> **Aim of the exercise**: Only the lines from the start of the data below through the line that contains "1997.45, 1998.45, 1999.45]" are to be copied, exactly and without pictures.

> **Collected data**:

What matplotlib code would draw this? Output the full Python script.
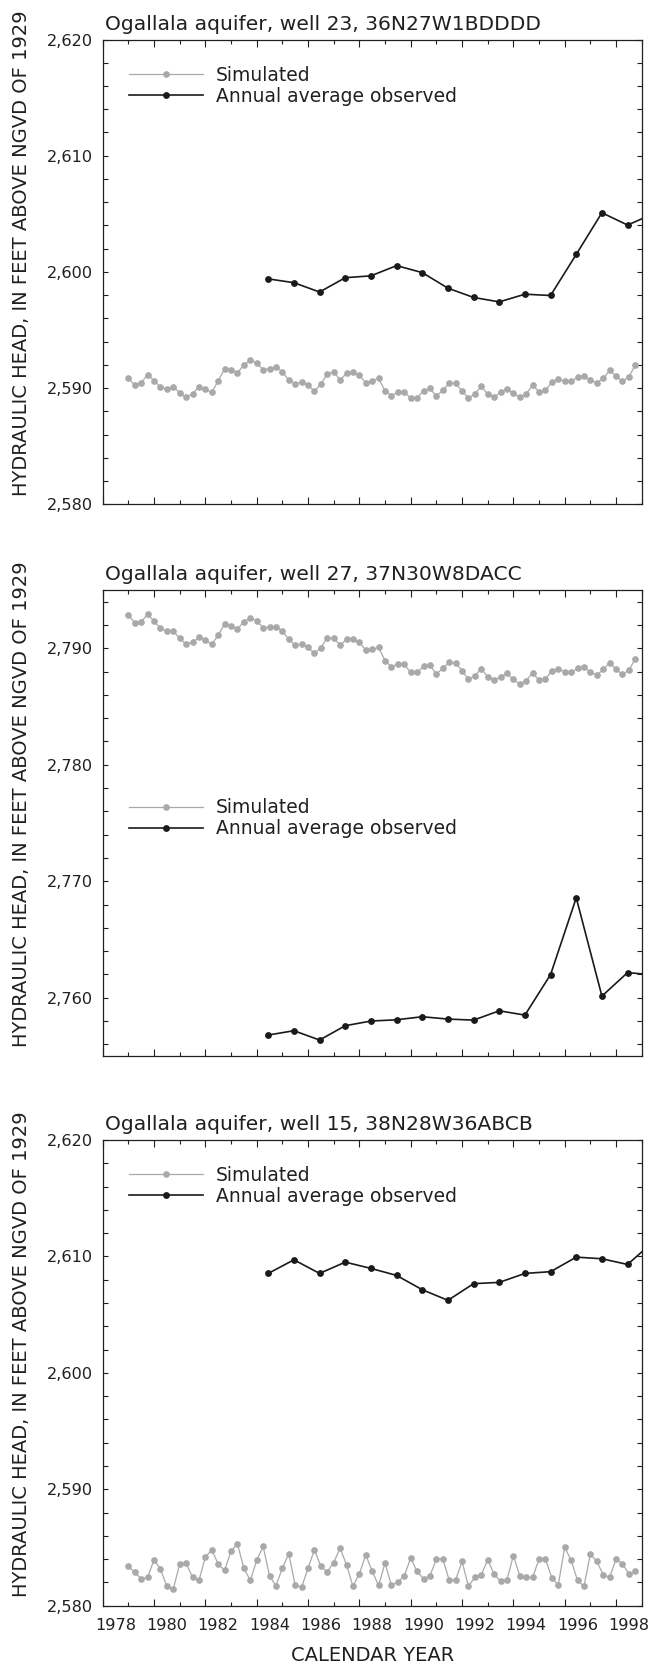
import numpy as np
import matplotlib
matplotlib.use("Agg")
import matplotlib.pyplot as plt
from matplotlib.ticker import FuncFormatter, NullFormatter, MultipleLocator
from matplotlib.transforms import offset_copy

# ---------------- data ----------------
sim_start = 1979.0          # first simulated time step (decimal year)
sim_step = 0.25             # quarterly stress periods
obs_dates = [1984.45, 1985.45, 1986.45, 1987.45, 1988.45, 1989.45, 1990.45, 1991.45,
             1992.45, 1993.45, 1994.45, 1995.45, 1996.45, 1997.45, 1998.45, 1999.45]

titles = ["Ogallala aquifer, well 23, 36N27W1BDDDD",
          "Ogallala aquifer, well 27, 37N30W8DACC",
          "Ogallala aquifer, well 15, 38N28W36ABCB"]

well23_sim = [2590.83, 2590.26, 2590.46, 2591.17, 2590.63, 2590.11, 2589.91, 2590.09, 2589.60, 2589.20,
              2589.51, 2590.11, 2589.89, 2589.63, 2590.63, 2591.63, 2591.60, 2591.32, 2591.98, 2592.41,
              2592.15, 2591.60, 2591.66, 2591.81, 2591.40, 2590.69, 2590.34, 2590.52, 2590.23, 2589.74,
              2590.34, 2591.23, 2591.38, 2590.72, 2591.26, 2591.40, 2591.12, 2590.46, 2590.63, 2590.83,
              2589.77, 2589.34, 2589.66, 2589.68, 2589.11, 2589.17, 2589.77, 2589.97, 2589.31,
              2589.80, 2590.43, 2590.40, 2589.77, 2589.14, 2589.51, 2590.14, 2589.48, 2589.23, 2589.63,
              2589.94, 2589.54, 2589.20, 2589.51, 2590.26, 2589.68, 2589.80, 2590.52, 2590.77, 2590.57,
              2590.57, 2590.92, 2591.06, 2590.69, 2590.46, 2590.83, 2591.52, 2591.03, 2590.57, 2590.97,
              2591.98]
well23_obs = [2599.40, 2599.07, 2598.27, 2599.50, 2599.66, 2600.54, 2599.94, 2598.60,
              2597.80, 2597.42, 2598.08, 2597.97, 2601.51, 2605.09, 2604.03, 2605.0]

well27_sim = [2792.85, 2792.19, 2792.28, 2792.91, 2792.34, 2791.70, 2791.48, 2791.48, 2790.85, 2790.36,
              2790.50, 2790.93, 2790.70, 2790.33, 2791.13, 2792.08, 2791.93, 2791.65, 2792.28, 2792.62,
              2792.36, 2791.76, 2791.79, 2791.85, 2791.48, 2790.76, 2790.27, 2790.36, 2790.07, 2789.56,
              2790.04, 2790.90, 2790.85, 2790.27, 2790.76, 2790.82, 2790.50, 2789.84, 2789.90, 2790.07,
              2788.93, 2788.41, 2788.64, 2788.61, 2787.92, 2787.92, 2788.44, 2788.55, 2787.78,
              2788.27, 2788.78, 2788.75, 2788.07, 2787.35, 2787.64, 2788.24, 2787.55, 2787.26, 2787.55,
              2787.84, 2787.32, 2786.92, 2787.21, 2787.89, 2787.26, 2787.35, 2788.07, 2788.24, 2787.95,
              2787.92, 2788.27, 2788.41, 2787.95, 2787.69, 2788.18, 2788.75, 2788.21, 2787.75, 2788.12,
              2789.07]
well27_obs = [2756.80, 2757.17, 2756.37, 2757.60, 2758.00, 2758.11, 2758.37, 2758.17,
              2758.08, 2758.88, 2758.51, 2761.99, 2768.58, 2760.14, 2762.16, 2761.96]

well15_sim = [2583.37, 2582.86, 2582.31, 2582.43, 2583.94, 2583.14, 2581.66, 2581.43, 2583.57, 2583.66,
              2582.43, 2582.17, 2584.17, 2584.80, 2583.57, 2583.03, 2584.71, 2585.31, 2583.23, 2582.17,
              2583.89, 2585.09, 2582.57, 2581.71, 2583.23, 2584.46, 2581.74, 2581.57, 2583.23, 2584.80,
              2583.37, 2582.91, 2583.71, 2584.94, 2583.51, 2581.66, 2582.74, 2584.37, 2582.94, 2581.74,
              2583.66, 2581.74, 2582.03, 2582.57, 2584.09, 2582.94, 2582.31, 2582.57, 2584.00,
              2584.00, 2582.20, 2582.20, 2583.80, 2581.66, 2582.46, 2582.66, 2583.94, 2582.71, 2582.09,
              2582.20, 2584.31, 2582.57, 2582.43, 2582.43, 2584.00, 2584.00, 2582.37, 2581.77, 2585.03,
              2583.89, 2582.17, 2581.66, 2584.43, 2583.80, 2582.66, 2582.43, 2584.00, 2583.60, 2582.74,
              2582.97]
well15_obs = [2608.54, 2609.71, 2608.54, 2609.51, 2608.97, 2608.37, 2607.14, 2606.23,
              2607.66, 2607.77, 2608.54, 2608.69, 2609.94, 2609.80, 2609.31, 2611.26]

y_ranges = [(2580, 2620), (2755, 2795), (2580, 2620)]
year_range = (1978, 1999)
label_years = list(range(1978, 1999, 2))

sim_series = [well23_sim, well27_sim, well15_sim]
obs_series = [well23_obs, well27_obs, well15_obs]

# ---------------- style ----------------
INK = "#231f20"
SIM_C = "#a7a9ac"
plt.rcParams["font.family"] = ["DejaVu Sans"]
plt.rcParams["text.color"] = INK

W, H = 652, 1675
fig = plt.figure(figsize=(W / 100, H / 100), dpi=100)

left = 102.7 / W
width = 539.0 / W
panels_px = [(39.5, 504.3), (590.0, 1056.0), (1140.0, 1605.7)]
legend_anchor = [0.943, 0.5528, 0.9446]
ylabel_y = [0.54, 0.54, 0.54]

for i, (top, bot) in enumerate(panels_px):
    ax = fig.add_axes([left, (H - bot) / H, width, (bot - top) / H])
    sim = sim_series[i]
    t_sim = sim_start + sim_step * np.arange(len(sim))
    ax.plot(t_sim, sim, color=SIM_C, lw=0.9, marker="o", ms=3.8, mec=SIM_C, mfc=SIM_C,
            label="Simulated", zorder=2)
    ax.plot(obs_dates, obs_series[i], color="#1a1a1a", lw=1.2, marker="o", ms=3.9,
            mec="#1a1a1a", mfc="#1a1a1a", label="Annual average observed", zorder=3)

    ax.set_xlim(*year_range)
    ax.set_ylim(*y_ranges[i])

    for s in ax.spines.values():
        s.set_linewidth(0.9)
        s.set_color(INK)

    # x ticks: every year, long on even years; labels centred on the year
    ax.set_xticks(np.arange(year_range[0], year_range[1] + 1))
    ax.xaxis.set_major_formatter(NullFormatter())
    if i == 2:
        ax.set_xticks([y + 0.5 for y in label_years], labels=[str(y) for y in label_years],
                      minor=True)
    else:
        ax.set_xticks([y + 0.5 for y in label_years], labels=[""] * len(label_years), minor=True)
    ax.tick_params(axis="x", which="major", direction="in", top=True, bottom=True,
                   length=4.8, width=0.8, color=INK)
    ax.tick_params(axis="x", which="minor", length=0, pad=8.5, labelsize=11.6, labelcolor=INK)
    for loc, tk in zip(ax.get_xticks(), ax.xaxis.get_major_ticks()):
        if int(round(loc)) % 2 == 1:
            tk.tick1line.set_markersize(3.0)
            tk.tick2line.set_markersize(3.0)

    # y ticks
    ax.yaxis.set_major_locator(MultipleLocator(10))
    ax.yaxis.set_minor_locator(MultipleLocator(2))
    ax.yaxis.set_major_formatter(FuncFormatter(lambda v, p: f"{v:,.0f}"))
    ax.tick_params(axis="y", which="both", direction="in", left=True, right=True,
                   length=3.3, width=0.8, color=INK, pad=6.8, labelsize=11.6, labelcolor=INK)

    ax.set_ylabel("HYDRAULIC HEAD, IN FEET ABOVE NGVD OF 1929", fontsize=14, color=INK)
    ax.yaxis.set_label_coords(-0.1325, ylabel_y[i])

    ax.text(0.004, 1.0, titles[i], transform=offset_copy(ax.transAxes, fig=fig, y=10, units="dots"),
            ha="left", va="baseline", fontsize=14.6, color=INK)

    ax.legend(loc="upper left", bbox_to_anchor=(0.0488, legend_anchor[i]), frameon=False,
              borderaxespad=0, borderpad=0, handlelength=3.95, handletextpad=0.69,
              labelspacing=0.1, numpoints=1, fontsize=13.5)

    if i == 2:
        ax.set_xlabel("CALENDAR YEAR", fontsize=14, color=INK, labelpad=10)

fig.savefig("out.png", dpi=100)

> **Complete response**:
What matplotlib code would draw this? Output the full Python script.
import numpy as np
import matplotlib
matplotlib.use("Agg")
import matplotlib.pyplot as plt
from matplotlib.ticker import FuncFormatter, NullFormatter, MultipleLocator
from matplotlib.transforms import offset_copy

# ---------------- data ----------------
sim_start = 1979.0          # first simulated time step (decimal year)
sim_step = 0.25             # quarterly stress periods
obs_dates = [1984.45, 1985.45, 1986.45, 1987.45, 1988.45, 1989.45, 1990.45, 1991.45,
             1992.45, 1993.45, 1994.45, 1995.45, 1996.45, 1997.45, 1998.45, 1999.45]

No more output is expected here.